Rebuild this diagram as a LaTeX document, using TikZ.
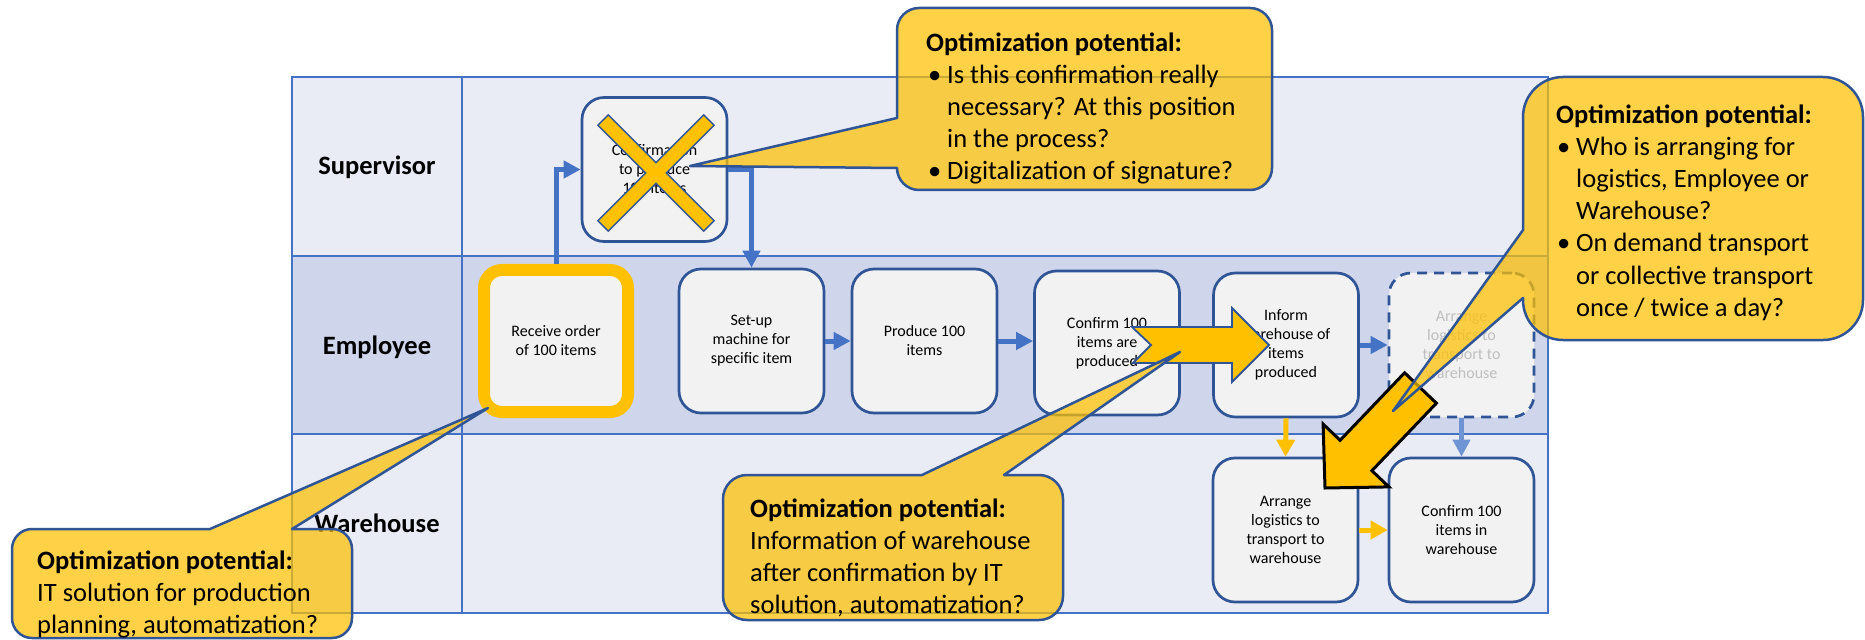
\documentclass[tikz,border=0pt]{standalone}
\usepackage{fontspec}
\setmainfont{Carlito}
\usetikzlibrary{arrows.meta}
\definecolor{lanelight}{HTML}{E9EBF5}
\definecolor{lanedark}{HTML}{CFD5EA}
\definecolor{laneline}{HTML}{4472C4}
\definecolor{boxline}{HTML}{2F5597}
\definecolor{boxfill}{HTML}{F2F2F2}
\definecolor{gold}{HTML}{FFC000}
\definecolor{ghostblue}{HTML}{6F94D3}
\definecolor{ghosttext}{HTML}{BFBFBF}
\begin{document}
\begin{tikzpicture}[x=1bp,y=-1bp,
  lane/.style={draw=laneline, line width=2.5bp},
  lanelabel/.style={font=\fontsize{26.5bp}{32bp}\selectfont\bfseries, anchor=base, inner sep=0},
  proc/.style={draw=boxline, line width=2.7bp, fill=boxfill, rounded corners=22bp,
    minimum width=145bp, minimum height=144bp, align=center, inner sep=2bp,
    font=\fontsize{16bp}{19bp}\selectfont},
  recvbox/.style={proc, draw=gold, line width=12bp, minimum width=144bp, minimum height=142bp, rounded corners=18bp},
  ghostbox/.style={proc, dash pattern=on 10bp off 7bp, text=ghosttext},
  bluearrow/.style={draw=laneline, line width=5bp, -{Triangle[length=17bp,width=17bp]}},
  ghostarrow/.style={draw=ghostblue, line width=5bp, -{Triangle[length=17bp,width=17bp]}},
  yarrow/.style={draw=gold, line width=5bp, -{Triangle[length=17bp,width=18bp]}},
  xbar/.style={minimum width=148bp, minimum height=13bp, inner sep=0, draw=boxline, line width=3bp, fill=gold},
  xfill/.style={minimum width=148bp, minimum height=13bp, inner sep=0, fill=gold},
  bigarrow/.style={fill=gold, draw=boxline, line width=1.8bp, line join=miter},
  diagarrow/.style={fill=gold, draw=black, line width=3bp, line join=miter},
  callout/.style={draw=boxline, line width=2.5bp, fill=gold, fill opacity=0.72, line join=round},
  ctext/.style={anchor=base west, inner sep=0, font=\fontsize{26.5bp}{32bp}\selectfont},
  ctitle/.style={ctext, font=\fontsize{26.5bp}{32bp}\selectfont\bfseries}
]
\useasboundingbox (0,0) rectangle (1865,640);
\fill[white] (0,0) rectangle (1865,640);

% swimlane table
\fill[lanelight] (292,77) rectangle (1548,256);
\fill[lanedark] (292,256) rectangle (1548,434);
\fill[lanelight] (292,434) rectangle (1548,613);
\draw[lane] (292,77) rectangle (1548,613);
\draw[lane] (292,256) -- (1548,256);
\draw[lane] (292,434) -- (1548,434);
\draw[lane] (462,77) -- (462,613);

\node[lanelabel] (lsup) at (377,175) {Supervisor};
\node[lanelabel] (lemp) at (377,354) {Employee};
\node[lanelabel] (lwh) at (377,532) {Warehouse};

% process boxes
\node[proc] (conf) at (654.5,169.5) {Confirmation\\to produce\\100 items};
\node[recvbox] (recv) at (556,341) {Receive order\\of 100 items};
\node[proc] (setup) at (751.5,341) {Set-up\\machine for\\specific item};
\node[proc] (prod) at (924.5,341) {Produce 100\\items};
\node[proc] (cprod) at (1107,343) {Confirm 100\\items are\\produced};
\node[proc] (inform) at (1286,345) {Inform\\warehouse of\\items\\produced};
\node[ghostbox] (ghost) at (1461.5,345) {Arrange\\logistics to\\transport to\\warehouse};
\node[proc] (arrwh) at (1285.5,530) {Arrange\\logistics to\\transport to\\warehouse};
\node[proc] (confwh) at (1461.5,530) {Confirm 100\\items in\\warehouse};

% connectors
\draw[bluearrow] (recv.north) |- (conf.west);
\draw[bluearrow] (conf.east) -| (setup.north);
\draw[bluearrow] (setup.east) -- (prod.west);
\draw[bluearrow] (prod.east) -- (prod.east -| cprod.west);
\draw[bluearrow] (inform.east) -- (ghost.west);
\draw[yarrow] (inform.south) -- (arrwh.north);
\draw[ghostarrow] (ghost.south) -- (confwh.north);
\draw[yarrow] (arrwh.east) -- (confwh.west);

% cross over confirmation
\node[xbar, rotate=45] (xa) at (656,173) {};
\node[xbar, rotate=-45] (xb) at (656,173) {};
\node[xfill, rotate=45] (xc) at (656,173) {};
\node[xfill, rotate=-45] (xd) at (656,173) {};

% big block arrows
\draw[bigarrow] (1132,327) -- (1232,327) -- (1232,308) -- (1269,345) -- (1232,382)
  -- (1232,363) -- (1133,363) -- (1151,345) -- cycle;
\draw[diagarrow] (1404.6,372.8) -- (1340.1,440.3) -- (1323.1,424.1) -- (1325,488)
  -- (1388.9,486.9) -- (1371.9,470.7) -- (1436.4,403.2) -- cycle;

% callouts
\draw[callout] (690,166) -- (897,118) -- (897,30)
  .. controls (897,17.9) and (906.9,8) .. (919,8) -- (1250,8)
  .. controls (1262.1,8) and (1272,17.9) .. (1272,30) -- (1272,168)
  .. controls (1272,180.1) and (1262.1,190) .. (1250,190) -- (919,190)
  .. controls (906.9,190) and (897,180.1) .. (897,168) -- cycle;
\draw[callout] (1393,411) -- (1523,230) -- (1523,117)
  .. controls (1523,94.9) and (1540.9,77) .. (1563,77) -- (1823,77)
  .. controls (1845.1,77) and (1863,94.9) .. (1863,117) -- (1863,300)
  .. controls (1863,322.1) and (1845.1,340) .. (1823,340) -- (1563,340)
  .. controls (1540.9,340) and (1523,322.1) .. (1523,300) -- (1523,298) -- cycle;
\draw[callout] (488,408) -- (292,529) -- (332,529)
  .. controls (343,529) and (352,538) .. (352,549) -- (352,618)
  .. controls (352,629) and (343,638) .. (332,638) -- (32,638)
  .. controls (21,638) and (12,629) .. (12,618) -- (12,549)
  .. controls (12,538) and (21,529) .. (32,529) -- (210,529) -- cycle;
\draw[callout] (1180,352) -- (1004,475) -- (1039,475)
  .. controls (1052.25,475) and (1063,485.75) .. (1063,499) -- (1063,596)
  .. controls (1063,609.25) and (1052.25,620) .. (1039,620) -- (747,620)
  .. controls (733.75,620) and (723,609.25) .. (723,596) -- (723,499)
  .. controls (723,485.75) and (733.75,475) .. (747,475) -- (922,475) -- cycle;

% callout texts
\node[ctitle] (t1a) at (926,52) {Optimization potential:};
\node[ctext] (t1b) at (928,84) {\makebox[19bp][l]{•}Is this confirmation really};
\node[ctext] (t1c) at (947,116) {necessary? At this position};
\node[ctext] (t1d) at (947,148) {in the process?};
\node[ctext] (t1e) at (928,180) {\makebox[19bp][l]{•}Digitalization of signature?};

\node[ctitle] (t2a) at (1556,124) {Optimization potential:};
\node[ctext] (t2b) at (1557,156) {\makebox[19bp][l]{•}Who is arranging for};
\node[ctext] (t2c) at (1576,188) {logistics, Employee or};
\node[ctext] (t2d) at (1576,220) {Warehouse?};
\node[ctext] (t2e) at (1557,252) {\makebox[19bp][l]{•}On demand transport};
\node[ctext] (t2f) at (1576,284) {or collective transport};
\node[ctext] (t2g) at (1576,316) {once / twice a day?};

\node[ctitle] (t3a) at (37,569) {Optimization potential:};
\node[ctext] (t3b) at (37,601) {IT solution for production};
\node[ctext] (t3c) at (37,633) {planning, automatization?};

\node[ctitle] (t4a) at (750,517) {Optimization potential:};
\node[ctext] (t4b) at (750,549) {Information of warehouse};
\node[ctext] (t4c) at (750,581) {after confirmation by IT};
\node[ctext] (t4d) at (750,613) {solution, automatization?};
\end{tikzpicture}
\end{document}
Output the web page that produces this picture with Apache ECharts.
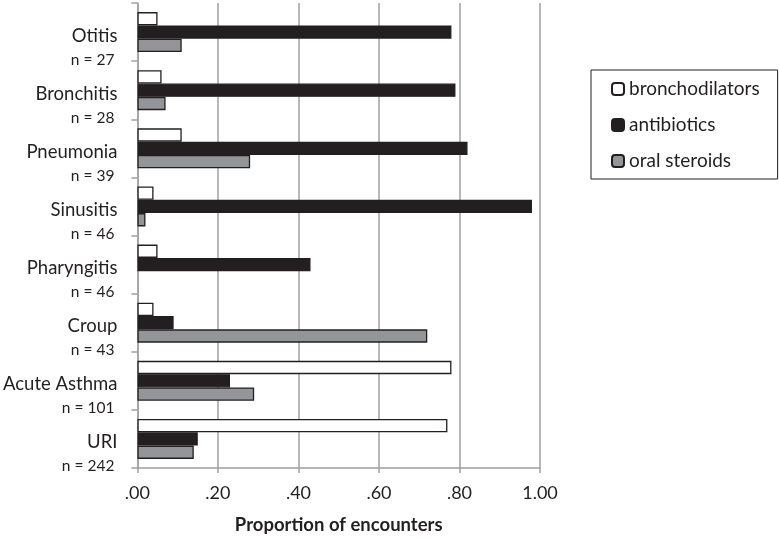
<!DOCTYPE html>
<html>
<head>
<meta charset="utf-8">
<script src="https://cdn.jsdelivr.net/npm/echarts@6/dist/echarts.min.js"></script>
<style>html,body{margin:0;padding:0;background:#fff}#c{width:779px;height:540px}</style>
</head>
<body>
<div id="c"></div>
<script>
var categories = ['Otitis', 'Bronchitis', 'Pneumonia', 'Sinusitis', 'Pharyngitis', 'Croup', 'Acute Asthma', 'URI'];
var sampleSizes = [27, 28, 39, 46, 46, 43, 101, 242];
var bronchodilators = [0.05, 0.06, 0.11, 0.04, 0.05, 0.04, 0.78, 0.77];
var antibiotics = [0.78, 0.79, 0.82, 0.98, 0.43, 0.09, 0.23, 0.15];
var oralSteroids = [0.11, 0.07, 0.28, 0.02, 0, 0.72, 0.29, 0.14];
var seriesNames = ['bronchodilators', 'antibiotics', 'oral steroids'];
var xTicks = [0, 0.2, 0.4, 0.6, 0.8, 1.0];

var FONT = 'Lato';
var chart = echarts.init(document.getElementById('c'));
var labelMap = {};
categories.forEach(function (c, i) { labelMap[c] = sampleSizes[i]; });

function barSeries(name, data, fill, border) {
  return {
    name: name, type: 'bar',
    data: data.map(function (v) {
      return v === 0 ? { value: v, itemStyle: { borderWidth: 0 } } : v;
    }),
    barWidth: 13.3, barGap: '0%', barCategoryGap: '33.3%',
    itemStyle: { color: fill, borderColor: border, borderWidth: 1.3 }
  };
}

chart.setOption({
  animation: false,
  textStyle: { fontFamily: FONT },
  grid: { left: 136, right: 239, top: 3, bottom: 57, containLabel: false },
  legend: {
    data: seriesNames,
    orient: 'vertical',
    left: 591, top: 70,
    padding: [9, 18, 8, 20],
    itemGap: 16,
    itemWidth: 12, itemHeight: 12,
    borderColor: '#231f20', borderWidth: 1,
    textStyle: { fontFamily: FONT, fontSize: 19, color: '#231f20', lineHeight: 20 }
  },
  xAxis: {
    type: 'value', min: xTicks[0], max: xTicks[xTicks.length - 1], interval: 0.2,
    name: 'Proportion of encounters', nameLocation: 'middle', nameGap: 48,
    nameTextStyle: { fontFamily: FONT, fontSize: 18.5, fontWeight: 'bold', color: '#231f20' },
    axisLine: { show: true, lineStyle: { color: '#a0a0a0', width: 1.5 } },
    axisTick: { show: true, length: 5, lineStyle: { color: '#a0a0a0', width: 1.5 } },
    axisLabel: {
      fontFamily: FONT, fontSize: 18, color: '#231f20', margin: 16,
      formatter: function (v) { return v.toFixed(2).replace(/^0/, ''); }
    },
    splitLine: { show: true, lineStyle: { color: '#a0a0a0', width: 1.5 } }
  },
  yAxis: {
    type: 'category', data: categories, inverse: true,
    axisLine: { show: true, lineStyle: { color: '#a0a0a0', width: 1.5 } },
    axisTick: { show: true, length: 6, lineStyle: { color: '#a0a0a0', width: 1.5 } },
    axisLabel: {
      margin: 20,
      padding: [29, 0, 0, 0],
      formatter: function (v) { return '{a|' + v + '}\n{b|n = ' + labelMap[v] + '}'; },
      rich: {
        a: { fontFamily: FONT, fontSize: 18.5, color: '#231f20', lineHeight: 26, align: 'right' },
        b: { fontFamily: FONT, fontSize: 15.5, color: '#231f20', lineHeight: 22, align: 'right', padding: [0, 3, 0, 0] }
      }
    }
  },
  series: [
    barSeries(seriesNames[0], bronchodilators, '#ffffff', '#231f20'),
    barSeries(seriesNames[1], antibiotics, '#231f20', '#231f20'),
    barSeries(seriesNames[2], oralSteroids, '#939598', '#231f20')
  ]
});
</script>
</body>
</html>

——

__Given request__: Exclude any pictures, and restate word for word the lines from the one containing "Output the web" through the one containing "categories.forEach(function (c, i)", both included.

__Result of the exercise__:
Output the web page that produces this picture with Apache ECharts.
<!DOCTYPE html>
<html>
<head>
<meta charset="utf-8">
<script src="https://cdn.jsdelivr.net/npm/echarts@6/dist/echarts.min.js"></script>
<style>html,body{margin:0;padding:0;background:#fff}#c{width:779px;height:540px}</style>
</head>
<body>
<div id="c"></div>
<script>
var categories = ['Otitis', 'Bronchitis', 'Pneumonia', 'Sinusitis', 'Pharyngitis', 'Croup', 'Acute Asthma', 'URI'];
var sampleSizes = [27, 28, 39, 46, 46, 43, 101, 242];
var bronchodilators = [0.05, 0.06, 0.11, 0.04, 0.05, 0.04, 0.78, 0.77];
var antibiotics = [0.78, 0.79, 0.82, 0.98, 0.43, 0.09, 0.23, 0.15];
var oralSteroids = [0.11, 0.07, 0.28, 0.02, 0, 0.72, 0.29, 0.14];
var seriesNames = ['bronchodilators', 'antibiotics', 'oral steroids'];
var xTicks = [0, 0.2, 0.4, 0.6, 0.8, 1.0];

var FONT = 'Lato';
var chart = echarts.init(document.getElementById('c'));
var labelMap = {};
categories.forEach(function (c, i) { labelMap[c] = sampleSizes[i]; });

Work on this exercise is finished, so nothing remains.